- WORK TO BE COMPLETED
Check every line below for the string "chart", and copy the lines that contain it.

- RECORDS FOR THE EXERCISE
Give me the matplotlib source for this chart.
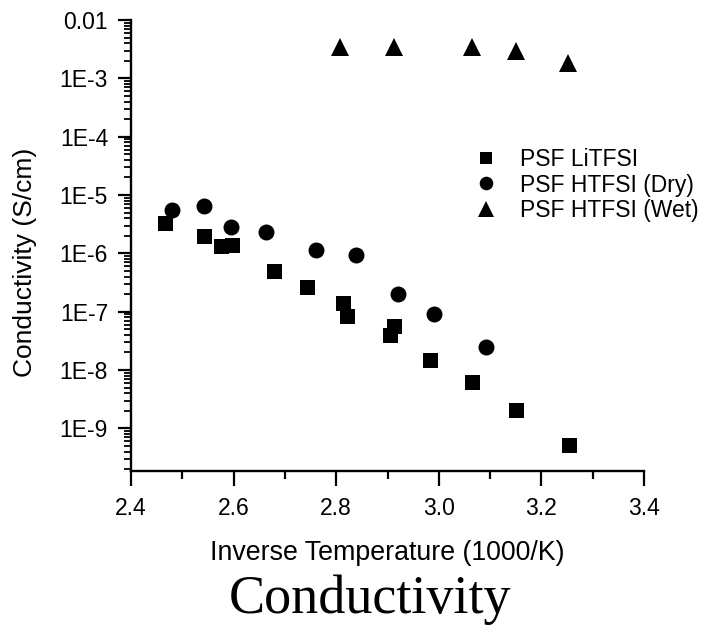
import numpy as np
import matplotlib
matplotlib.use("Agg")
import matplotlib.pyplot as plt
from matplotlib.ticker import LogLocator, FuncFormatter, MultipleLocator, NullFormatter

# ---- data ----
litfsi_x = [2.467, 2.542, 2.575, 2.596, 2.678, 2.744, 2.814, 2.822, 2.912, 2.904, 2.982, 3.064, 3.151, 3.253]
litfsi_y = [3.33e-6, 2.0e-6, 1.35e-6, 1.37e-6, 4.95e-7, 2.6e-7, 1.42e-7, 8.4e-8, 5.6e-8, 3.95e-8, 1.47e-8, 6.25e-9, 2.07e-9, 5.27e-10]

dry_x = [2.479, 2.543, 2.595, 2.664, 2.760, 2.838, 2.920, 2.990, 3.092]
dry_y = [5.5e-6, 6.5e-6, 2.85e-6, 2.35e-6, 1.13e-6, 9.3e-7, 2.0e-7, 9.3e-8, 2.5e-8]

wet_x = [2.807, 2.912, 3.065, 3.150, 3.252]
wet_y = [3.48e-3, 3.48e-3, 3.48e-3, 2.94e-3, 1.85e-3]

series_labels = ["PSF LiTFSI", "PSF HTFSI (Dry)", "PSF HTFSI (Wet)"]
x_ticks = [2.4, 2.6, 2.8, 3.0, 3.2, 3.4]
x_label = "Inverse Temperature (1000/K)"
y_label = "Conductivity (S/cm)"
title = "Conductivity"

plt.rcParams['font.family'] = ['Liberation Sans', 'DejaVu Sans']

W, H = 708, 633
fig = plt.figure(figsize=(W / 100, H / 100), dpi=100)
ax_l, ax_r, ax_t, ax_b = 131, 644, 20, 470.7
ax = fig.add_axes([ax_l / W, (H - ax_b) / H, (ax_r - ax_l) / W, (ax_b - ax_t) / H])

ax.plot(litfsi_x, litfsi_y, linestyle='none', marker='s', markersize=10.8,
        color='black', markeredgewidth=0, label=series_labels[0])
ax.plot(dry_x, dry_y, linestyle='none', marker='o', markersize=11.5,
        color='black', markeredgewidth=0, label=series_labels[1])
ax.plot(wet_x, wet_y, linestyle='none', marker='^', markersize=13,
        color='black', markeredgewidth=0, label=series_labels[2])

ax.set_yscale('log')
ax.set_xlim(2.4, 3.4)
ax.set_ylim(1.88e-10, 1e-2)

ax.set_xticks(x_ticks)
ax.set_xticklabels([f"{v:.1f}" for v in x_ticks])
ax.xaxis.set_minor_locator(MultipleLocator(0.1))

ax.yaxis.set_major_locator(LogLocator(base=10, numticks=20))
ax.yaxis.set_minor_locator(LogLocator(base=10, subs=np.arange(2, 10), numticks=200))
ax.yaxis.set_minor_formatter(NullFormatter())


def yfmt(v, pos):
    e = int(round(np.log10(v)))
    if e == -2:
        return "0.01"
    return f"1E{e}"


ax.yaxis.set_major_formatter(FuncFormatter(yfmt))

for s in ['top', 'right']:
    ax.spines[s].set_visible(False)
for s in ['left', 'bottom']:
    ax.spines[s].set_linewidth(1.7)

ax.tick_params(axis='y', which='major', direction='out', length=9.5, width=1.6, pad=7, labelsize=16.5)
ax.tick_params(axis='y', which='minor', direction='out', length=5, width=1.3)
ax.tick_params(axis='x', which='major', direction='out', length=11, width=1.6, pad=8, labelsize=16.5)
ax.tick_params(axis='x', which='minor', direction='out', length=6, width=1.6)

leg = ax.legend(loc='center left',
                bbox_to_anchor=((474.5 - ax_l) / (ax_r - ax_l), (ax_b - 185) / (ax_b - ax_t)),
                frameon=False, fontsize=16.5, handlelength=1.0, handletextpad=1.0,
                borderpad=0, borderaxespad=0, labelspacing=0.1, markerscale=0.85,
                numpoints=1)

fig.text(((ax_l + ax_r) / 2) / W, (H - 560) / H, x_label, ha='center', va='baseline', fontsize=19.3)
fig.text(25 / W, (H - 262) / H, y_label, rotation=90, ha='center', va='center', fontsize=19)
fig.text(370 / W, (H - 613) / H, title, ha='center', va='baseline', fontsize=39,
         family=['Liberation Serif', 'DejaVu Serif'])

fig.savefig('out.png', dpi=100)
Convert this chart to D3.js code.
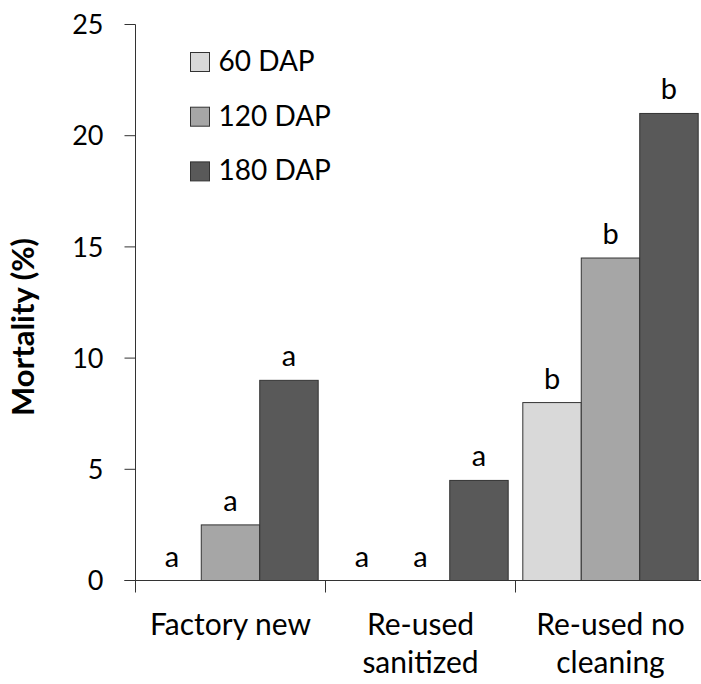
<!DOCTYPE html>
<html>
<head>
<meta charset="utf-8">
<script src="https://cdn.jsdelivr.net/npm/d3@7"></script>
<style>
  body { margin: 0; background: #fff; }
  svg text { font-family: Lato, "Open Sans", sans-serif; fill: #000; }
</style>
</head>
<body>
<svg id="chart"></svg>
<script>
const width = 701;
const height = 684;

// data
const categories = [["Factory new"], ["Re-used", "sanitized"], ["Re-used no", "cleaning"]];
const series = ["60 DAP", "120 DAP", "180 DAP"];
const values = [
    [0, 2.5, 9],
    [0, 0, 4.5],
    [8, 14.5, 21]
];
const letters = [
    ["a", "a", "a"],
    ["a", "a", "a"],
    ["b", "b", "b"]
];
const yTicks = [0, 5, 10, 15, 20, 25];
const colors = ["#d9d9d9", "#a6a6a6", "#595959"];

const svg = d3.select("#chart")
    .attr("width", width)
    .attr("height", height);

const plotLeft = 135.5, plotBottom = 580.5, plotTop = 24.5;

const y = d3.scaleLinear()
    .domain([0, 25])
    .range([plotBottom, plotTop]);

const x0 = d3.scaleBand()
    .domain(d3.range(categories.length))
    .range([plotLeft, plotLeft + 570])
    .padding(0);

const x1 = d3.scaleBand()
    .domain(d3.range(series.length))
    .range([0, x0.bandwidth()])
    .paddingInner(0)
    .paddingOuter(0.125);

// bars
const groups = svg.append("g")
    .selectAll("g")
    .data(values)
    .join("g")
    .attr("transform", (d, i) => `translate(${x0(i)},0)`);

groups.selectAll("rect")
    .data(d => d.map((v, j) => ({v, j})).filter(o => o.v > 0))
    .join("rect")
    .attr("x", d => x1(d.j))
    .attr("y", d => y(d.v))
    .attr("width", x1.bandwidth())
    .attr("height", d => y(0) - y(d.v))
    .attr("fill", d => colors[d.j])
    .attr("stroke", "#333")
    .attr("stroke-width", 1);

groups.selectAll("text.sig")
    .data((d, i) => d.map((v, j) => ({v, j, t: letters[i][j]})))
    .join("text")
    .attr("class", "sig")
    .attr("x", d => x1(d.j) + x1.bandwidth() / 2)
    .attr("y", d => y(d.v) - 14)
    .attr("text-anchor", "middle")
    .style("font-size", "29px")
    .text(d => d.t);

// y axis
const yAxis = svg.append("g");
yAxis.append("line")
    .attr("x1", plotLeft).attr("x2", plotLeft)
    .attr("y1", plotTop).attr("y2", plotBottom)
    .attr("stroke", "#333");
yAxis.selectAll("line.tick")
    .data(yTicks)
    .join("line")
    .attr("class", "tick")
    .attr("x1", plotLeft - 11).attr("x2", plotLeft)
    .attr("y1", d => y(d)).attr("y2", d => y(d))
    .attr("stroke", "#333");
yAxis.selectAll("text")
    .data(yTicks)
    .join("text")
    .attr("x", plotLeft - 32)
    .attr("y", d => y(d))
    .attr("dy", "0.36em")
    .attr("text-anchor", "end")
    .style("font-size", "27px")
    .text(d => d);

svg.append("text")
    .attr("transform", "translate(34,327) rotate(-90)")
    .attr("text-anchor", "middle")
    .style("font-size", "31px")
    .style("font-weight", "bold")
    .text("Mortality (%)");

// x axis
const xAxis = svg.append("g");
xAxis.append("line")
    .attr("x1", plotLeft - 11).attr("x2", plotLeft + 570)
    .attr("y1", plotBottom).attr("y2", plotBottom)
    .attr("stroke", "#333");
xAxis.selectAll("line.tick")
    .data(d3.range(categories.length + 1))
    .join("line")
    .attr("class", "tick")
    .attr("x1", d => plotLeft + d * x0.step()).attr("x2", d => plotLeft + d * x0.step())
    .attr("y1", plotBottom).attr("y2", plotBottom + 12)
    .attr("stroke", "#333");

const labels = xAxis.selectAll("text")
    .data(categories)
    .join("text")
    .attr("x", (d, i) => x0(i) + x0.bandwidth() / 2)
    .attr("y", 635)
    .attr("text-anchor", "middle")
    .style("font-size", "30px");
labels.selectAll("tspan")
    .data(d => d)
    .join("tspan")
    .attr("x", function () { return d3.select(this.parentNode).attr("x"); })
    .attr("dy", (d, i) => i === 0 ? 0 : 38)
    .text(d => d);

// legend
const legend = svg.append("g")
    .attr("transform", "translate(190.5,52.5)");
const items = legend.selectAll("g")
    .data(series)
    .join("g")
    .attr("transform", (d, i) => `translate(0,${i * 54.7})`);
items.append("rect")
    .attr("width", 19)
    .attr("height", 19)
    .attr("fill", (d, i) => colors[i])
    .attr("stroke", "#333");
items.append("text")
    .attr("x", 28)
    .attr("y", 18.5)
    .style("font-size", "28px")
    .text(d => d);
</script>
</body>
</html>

- EXERCISE RESPONSE
Give me the matplotlib source for this chart.
Convert this chart to D3.js code.
<svg id="chart"></svg>
const svg = d3.select("#chart")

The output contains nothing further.